▸ Task inputs
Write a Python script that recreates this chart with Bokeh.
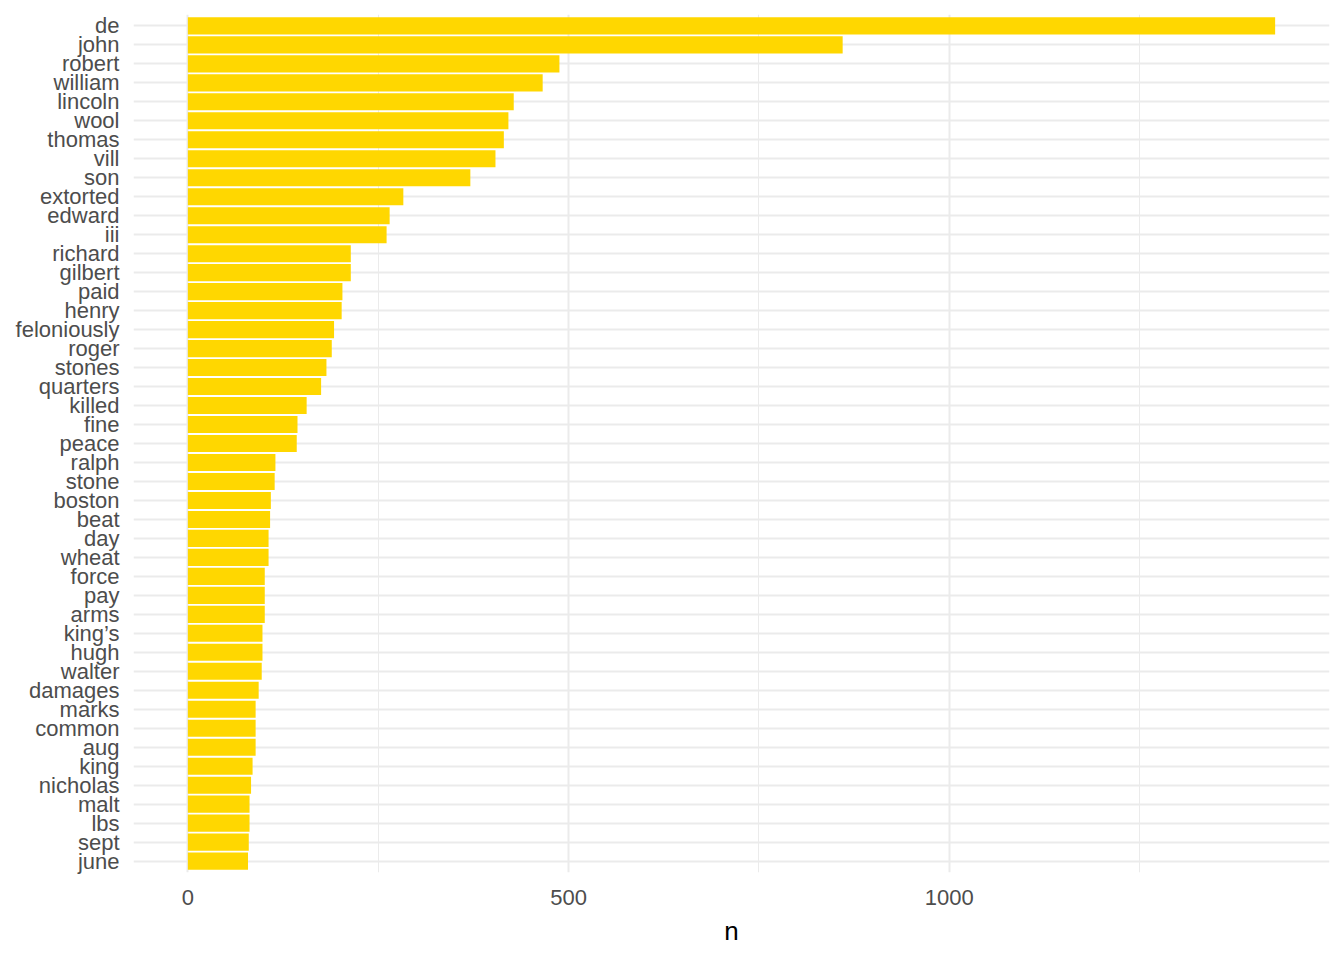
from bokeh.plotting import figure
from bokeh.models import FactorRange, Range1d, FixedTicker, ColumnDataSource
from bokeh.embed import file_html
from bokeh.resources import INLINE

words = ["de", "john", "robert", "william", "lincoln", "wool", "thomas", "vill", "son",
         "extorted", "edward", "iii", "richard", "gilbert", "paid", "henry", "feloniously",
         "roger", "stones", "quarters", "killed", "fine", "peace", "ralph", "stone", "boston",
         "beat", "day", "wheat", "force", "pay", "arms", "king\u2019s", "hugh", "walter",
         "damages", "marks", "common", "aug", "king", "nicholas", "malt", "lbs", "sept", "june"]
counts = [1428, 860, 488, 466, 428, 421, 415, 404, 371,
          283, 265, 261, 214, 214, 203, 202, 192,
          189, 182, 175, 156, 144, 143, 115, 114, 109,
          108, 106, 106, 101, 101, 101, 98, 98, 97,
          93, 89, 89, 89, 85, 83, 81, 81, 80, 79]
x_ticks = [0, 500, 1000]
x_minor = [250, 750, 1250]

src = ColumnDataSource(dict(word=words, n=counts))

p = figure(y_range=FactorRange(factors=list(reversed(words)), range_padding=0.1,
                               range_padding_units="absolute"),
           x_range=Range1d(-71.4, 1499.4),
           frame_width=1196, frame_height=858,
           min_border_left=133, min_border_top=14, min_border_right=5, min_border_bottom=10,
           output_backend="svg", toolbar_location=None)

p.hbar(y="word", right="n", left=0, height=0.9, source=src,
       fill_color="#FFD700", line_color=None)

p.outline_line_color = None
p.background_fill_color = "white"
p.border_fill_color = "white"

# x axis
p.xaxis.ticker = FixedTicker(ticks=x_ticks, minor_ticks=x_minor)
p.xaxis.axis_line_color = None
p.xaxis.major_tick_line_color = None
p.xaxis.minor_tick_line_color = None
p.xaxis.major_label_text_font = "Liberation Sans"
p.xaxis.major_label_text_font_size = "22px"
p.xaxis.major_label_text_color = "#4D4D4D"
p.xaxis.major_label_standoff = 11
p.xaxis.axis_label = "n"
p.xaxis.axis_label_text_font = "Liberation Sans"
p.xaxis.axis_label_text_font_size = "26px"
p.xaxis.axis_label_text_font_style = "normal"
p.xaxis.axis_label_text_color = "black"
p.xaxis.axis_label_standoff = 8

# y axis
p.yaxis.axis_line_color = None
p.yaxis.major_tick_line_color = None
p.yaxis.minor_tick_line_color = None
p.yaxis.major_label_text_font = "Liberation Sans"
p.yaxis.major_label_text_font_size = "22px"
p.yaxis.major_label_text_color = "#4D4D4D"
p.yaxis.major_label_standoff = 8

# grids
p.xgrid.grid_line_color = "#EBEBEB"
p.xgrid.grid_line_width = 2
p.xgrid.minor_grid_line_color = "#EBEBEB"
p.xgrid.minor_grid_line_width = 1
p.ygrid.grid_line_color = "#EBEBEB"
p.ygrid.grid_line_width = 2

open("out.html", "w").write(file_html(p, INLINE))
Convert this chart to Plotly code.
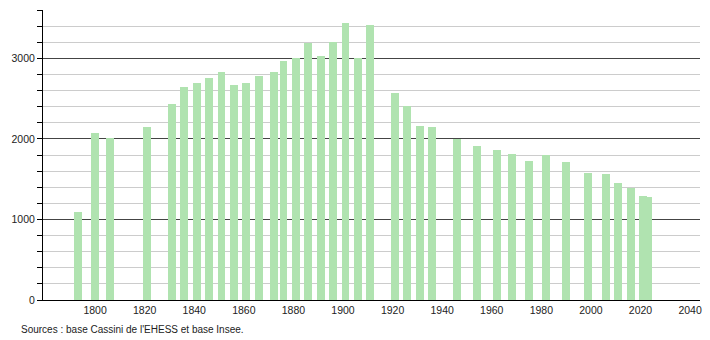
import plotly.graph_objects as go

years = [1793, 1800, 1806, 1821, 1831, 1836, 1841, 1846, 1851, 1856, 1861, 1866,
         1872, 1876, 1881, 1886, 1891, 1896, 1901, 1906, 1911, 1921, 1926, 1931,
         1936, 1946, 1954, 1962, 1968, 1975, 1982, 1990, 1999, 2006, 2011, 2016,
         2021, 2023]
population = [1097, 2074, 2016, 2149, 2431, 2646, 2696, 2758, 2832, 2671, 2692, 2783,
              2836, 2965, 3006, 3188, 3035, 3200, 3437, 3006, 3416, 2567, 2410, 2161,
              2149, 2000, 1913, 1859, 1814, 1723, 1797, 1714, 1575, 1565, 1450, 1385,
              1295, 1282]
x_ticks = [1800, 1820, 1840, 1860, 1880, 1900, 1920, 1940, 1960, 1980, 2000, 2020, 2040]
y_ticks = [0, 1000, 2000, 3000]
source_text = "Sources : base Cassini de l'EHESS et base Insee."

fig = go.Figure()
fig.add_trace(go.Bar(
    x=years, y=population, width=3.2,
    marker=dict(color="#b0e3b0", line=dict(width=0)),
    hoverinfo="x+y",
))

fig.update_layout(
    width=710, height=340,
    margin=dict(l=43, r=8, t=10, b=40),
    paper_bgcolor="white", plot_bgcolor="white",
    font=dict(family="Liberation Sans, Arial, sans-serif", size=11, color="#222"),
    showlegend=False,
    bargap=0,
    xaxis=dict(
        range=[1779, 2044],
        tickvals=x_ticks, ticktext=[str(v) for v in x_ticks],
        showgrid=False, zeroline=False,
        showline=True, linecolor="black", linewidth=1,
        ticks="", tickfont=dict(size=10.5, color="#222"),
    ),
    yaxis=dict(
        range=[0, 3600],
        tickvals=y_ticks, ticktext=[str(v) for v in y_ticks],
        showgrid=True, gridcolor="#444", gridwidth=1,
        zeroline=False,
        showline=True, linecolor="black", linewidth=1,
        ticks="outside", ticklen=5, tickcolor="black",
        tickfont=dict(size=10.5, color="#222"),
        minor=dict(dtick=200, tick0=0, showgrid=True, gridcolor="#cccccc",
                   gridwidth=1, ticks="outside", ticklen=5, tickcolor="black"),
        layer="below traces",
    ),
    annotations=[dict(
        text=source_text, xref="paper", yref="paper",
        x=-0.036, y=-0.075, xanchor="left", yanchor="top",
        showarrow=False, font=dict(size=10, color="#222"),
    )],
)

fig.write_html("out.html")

▸ What is expected
Reproduce the entries exactly. Do not carry over any picture.

▸ Complete answer
Write a Python script that recreates this chart with Bokeh.
from bokeh.plotting import figure
from bokeh.models import FactorRange, Range1d, FixedTicker, ColumnDataSource
from bokeh.embed import file_html
from bokeh.resources import INLINE

words = ["de", "john", "robert", "william", "lincoln", "wool", "thomas", "vill", "son",
         "extorted", "edward", "iii", "richard", "gilbert", "paid", "henry", "feloniously",
         "roger", "stones", "quarters", "killed", "fine", "peace", "ralph", "stone", "boston",
         "beat", "day", "wheat", "force", "pay", "arms", "king\u2019s", "hugh", "walter",
         "damages", "marks", "common", "aug", "king", "nicholas", "malt", "lbs", "sept", "june"]
counts = [1428, 860, 488, 466, 428, 421, 415, 404, 371,
          283, 265, 261, 214, 214, 203, 202, 192,
          189, 182, 175, 156, 144, 143, 115, 114, 109,
          108, 106, 106, 101, 101, 101, 98, 98, 97,
          93, 89, 89, 89, 85, 83, 81, 81, 80, 79]
x_ticks = [0, 500, 1000]
x_minor = [250, 750, 1250]

src = ColumnDataSource(dict(word=words, n=counts))

p = figure(y_range=FactorRange(factors=list(reversed(words)), range_padding=0.1,
                               range_padding_units="absolute"),
           x_range=Range1d(-71.4, 1499.4),
           frame_width=1196, frame_height=858,
           min_border_left=133, min_border_top=14, min_border_right=5, min_border_bottom=10,
           output_backend="svg", toolbar_location=None)

p.hbar(y="word", right="n", left=0, height=0.9, source=src,
       fill_color="#FFD700", line_color=None)

p.outline_line_color = None
p.background_fill_color = "white"
p.border_fill_color = "white"

# x axis
p.xaxis.ticker = FixedTicker(ticks=x_ticks, minor_ticks=x_minor)
p.xaxis.axis_line_color = None
p.xaxis.major_tick_line_color = None
p.xaxis.minor_tick_line_color = None
p.xaxis.major_label_text_font = "Liberation Sans"
p.xaxis.major_label_text_font_size = "22px"
p.xaxis.major_label_text_color = "#4D4D4D"
p.xaxis.major_label_standoff = 11
p.xaxis.axis_label = "n"
p.xaxis.axis_label_text_font = "Liberation Sans"
p.xaxis.axis_label_text_font_size = "26px"
p.xaxis.axis_label_text_font_style = "normal"
p.xaxis.axis_label_text_color = "black"
p.xaxis.axis_label_standoff = 8

# y axis
p.yaxis.axis_line_color = None
p.yaxis.major_tick_line_color = None
p.yaxis.minor_tick_line_color = None
p.yaxis.major_label_text_font = "Liberation Sans"
p.yaxis.major_label_text_font_size = "22px"
p.yaxis.major_label_text_color = "#4D4D4D"
p.yaxis.major_label_standoff = 8

# grids
p.xgrid.grid_line_color = "#EBEBEB"
p.xgrid.grid_line_width = 2
p.xgrid.minor_grid_line_color = "#EBEBEB"
p.xgrid.minor_grid_line_width = 1
p.ygrid.grid_line_color = "#EBEBEB"
p.ygrid.grid_line_width = 2

open("out.html", "w").write(file_html(p, INLINE))
Convert this chart to Plotly code.
import plotly.graph_objects as go

years = [1793, 1800, 1806, 1821, 1831, 1836, 1841, 1846, 1851, 1856, 1861, 1866,
         1872, 1876, 1881, 1886, 1891, 1896, 1901, 1906, 1911, 1921, 1926, 1931,
         1936, 1946, 1954, 1962, 1968, 1975, 1982, 1990, 1999, 2006, 2011, 2016,
         2021, 2023]
population = [1097, 2074, 2016, 2149, 2431, 2646, 2696, 2758, 2832, 2671, 2692, 2783,
              2836, 2965, 3006, 3188, 3035, 3200, 3437, 3006, 3416, 2567, 2410, 2161,
              2149, 2000, 1913, 1859, 1814, 1723, 1797, 1714, 1575, 1565, 1450, 1385,
              1295, 1282]
x_ticks = [1800, 1820, 1840, 1860, 1880, 1900, 1920, 1940, 1960, 1980, 2000, 2020, 2040]
y_ticks = [0, 1000, 2000, 3000]
source_text = "Sources : base Cassini de l'EHESS et base Insee."

fig = go.Figure()
fig.add_trace(go.Bar(
    x=years, y=population, width=3.2,
    marker=dict(color="#b0e3b0", line=dict(width=0)),
    hoverinfo="x+y",
))

fig.update_layout(
    width=710, height=340,
    margin=dict(l=43, r=8, t=10, b=40),
    paper_bgcolor="white", plot_bgcolor="white",
    font=dict(family="Liberation Sans, Arial, sans-serif", size=11, color="#222"),
    showlegend=False,
    bargap=0,
    xaxis=dict(
        range=[1779, 2044],
        tickvals=x_ticks, ticktext=[str(v) for v in x_ticks],
        showgrid=False, zeroline=False,
        showline=True, linecolor="black", linewidth=1,
        ticks="", tickfont=dict(size=10.5, color="#222"),
    ),
    yaxis=dict(
        range=[0, 3600],
        tickvals=y_ticks, ticktext=[str(v) for v in y_ticks],
        showgrid=True, gridcolor="#444", gridwidth=1,
        zeroline=False,
        showline=True, linecolor="black", linewidth=1,
        ticks="outside", ticklen=5, tickcolor="black",
        tickfont=dict(size=10.5, color="#222"),
        minor=dict(dtick=200, tick0=0, showgrid=True, gridcolor="#cccccc",
                   gridwidth=1, ticks="outside", ticklen=5, tickcolor="black"),
        layer="below traces",
    ),
    annotations=[dict(
        text=source_text, xref="paper", yref="paper",
        x=-0.036, y=-0.075, xanchor="left", yanchor="top",
        showarrow=False, font=dict(size=10, color="#222"),
    )],
)

fig.write_html("out.html")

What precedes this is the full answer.